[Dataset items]
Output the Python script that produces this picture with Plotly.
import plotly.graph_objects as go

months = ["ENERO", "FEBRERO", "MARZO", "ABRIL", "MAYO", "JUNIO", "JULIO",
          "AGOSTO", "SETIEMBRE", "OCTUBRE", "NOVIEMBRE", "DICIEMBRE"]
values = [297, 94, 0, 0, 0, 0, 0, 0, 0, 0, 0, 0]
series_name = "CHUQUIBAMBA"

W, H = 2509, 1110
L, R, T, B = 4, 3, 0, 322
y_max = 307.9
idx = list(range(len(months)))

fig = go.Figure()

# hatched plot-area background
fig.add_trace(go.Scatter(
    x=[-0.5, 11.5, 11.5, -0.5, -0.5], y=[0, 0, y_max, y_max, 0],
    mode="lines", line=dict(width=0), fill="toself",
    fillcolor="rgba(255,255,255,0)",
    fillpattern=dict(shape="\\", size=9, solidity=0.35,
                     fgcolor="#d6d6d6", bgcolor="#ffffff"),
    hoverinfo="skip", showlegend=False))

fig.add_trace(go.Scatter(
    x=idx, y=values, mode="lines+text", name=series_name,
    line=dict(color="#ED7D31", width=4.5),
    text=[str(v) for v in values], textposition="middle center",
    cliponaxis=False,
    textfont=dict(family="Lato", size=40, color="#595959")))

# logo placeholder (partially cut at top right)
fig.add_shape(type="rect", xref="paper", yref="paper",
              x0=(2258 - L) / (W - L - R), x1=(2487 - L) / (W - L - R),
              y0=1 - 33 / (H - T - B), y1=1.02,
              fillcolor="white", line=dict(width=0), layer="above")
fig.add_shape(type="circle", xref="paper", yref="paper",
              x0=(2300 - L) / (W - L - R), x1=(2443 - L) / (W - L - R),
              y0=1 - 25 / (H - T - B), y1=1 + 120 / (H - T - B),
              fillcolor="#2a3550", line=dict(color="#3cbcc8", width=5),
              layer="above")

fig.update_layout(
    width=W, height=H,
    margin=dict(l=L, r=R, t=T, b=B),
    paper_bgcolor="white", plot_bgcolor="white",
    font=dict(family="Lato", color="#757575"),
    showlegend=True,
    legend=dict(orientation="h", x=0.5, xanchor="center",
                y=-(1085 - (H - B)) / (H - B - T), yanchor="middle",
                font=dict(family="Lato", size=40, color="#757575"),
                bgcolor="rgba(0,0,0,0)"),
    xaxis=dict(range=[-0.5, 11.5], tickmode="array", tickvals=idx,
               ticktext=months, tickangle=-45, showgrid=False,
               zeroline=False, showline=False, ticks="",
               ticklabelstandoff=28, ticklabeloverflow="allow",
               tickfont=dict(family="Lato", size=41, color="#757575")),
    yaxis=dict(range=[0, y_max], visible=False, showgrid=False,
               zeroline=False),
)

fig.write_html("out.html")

...

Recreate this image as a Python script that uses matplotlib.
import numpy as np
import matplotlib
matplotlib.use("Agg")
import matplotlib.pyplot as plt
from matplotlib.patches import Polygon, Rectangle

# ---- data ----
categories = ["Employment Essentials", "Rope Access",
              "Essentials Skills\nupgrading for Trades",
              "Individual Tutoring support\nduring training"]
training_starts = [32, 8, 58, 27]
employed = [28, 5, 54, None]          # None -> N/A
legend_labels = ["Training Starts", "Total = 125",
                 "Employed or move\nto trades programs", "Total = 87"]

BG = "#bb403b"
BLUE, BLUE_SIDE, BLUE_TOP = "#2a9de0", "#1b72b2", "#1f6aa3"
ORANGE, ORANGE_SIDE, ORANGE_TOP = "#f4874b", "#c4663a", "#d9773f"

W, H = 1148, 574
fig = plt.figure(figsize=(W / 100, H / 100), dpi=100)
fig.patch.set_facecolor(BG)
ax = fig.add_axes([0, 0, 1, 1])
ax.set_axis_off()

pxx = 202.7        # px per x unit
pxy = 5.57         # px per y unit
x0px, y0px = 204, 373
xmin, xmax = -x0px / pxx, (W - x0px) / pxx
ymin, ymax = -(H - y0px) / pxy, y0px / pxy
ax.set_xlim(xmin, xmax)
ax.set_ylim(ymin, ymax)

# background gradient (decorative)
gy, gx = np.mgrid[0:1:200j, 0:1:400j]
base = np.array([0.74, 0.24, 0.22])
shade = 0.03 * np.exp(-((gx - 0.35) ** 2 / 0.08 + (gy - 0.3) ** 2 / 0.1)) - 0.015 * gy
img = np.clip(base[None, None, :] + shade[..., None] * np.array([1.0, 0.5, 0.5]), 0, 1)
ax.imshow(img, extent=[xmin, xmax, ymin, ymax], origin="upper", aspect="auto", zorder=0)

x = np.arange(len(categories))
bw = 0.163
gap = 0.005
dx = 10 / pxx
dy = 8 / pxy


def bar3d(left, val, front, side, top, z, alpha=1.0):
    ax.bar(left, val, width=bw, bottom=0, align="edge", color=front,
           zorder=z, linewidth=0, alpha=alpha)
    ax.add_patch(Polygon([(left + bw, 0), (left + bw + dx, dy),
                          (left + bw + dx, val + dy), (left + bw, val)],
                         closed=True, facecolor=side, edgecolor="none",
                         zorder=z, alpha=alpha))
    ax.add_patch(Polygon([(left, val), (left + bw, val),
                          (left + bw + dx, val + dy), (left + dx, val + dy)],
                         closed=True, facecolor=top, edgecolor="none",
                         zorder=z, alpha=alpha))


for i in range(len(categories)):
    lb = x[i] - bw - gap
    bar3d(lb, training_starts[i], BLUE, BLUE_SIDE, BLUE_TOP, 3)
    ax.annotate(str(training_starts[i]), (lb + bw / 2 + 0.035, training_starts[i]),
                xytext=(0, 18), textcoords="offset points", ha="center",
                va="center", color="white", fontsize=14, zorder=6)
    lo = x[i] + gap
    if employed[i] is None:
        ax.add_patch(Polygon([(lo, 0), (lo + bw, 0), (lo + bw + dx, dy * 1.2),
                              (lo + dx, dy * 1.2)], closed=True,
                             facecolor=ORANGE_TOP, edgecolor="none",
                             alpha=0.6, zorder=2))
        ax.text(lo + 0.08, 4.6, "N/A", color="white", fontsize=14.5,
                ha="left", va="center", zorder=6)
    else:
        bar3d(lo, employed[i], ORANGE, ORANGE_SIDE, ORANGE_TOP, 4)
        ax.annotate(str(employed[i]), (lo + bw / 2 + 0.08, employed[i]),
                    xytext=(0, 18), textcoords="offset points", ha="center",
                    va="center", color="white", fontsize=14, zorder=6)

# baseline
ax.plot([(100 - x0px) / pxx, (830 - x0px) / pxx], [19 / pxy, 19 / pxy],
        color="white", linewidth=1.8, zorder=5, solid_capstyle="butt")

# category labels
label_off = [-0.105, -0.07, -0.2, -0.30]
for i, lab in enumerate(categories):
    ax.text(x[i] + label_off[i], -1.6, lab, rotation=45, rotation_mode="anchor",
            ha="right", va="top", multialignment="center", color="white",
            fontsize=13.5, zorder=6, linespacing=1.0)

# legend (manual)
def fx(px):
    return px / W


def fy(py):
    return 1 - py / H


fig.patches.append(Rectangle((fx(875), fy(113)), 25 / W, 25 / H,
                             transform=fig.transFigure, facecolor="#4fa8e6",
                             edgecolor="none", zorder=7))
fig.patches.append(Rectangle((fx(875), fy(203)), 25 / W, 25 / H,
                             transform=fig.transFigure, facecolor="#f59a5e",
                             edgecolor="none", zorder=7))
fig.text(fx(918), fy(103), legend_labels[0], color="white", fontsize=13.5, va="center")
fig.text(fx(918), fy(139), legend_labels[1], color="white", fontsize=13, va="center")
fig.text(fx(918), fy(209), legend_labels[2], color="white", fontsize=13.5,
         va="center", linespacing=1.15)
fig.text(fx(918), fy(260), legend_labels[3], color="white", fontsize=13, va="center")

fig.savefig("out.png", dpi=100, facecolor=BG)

* * *

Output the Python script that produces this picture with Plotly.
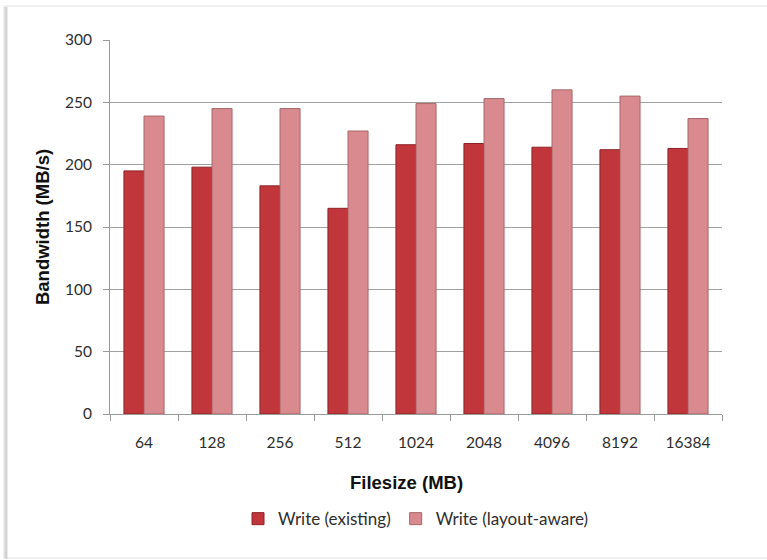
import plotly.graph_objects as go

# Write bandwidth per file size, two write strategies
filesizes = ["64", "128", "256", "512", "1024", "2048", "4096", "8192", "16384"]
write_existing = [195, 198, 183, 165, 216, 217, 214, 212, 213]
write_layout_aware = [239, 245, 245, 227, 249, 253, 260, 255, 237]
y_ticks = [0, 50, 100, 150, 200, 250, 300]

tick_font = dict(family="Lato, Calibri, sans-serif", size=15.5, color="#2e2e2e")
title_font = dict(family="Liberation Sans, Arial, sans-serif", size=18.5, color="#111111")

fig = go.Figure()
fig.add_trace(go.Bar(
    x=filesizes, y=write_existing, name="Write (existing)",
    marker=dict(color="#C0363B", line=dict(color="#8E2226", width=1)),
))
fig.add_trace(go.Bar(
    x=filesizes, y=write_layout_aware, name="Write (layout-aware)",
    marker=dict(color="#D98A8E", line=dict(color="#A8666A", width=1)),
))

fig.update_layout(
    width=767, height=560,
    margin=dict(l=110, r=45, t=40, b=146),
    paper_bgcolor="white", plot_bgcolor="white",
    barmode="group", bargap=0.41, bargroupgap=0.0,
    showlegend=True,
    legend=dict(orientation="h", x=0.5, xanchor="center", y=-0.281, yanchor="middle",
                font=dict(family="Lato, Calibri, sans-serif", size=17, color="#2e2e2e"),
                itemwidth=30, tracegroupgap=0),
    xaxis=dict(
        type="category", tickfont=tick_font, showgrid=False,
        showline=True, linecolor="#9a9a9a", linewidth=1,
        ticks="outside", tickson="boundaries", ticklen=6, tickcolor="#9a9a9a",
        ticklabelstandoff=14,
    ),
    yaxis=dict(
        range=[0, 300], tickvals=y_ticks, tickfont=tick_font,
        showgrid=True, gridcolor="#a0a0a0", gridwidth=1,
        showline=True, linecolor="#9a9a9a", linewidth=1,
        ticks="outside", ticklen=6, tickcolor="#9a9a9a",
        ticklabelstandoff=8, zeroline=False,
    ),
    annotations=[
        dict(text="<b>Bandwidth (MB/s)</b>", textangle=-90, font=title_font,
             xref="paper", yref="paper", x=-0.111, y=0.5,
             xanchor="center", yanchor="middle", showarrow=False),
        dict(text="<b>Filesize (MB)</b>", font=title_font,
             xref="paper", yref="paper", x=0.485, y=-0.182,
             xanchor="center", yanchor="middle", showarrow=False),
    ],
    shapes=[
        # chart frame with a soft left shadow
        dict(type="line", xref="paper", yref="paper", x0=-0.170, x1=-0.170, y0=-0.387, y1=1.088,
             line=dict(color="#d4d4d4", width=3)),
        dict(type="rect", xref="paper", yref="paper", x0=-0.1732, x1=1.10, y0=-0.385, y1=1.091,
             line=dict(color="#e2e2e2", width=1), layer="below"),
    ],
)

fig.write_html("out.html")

[Exercise directions]:
Look for lines containing the string "matplotlib" and copy them all.

[Right answer]:
Recreate this image as a Python script that uses matplotlib.
import matplotlib
matplotlib.use("Agg")
import matplotlib.pyplot as plt
from matplotlib.patches import Polygon, Rectangle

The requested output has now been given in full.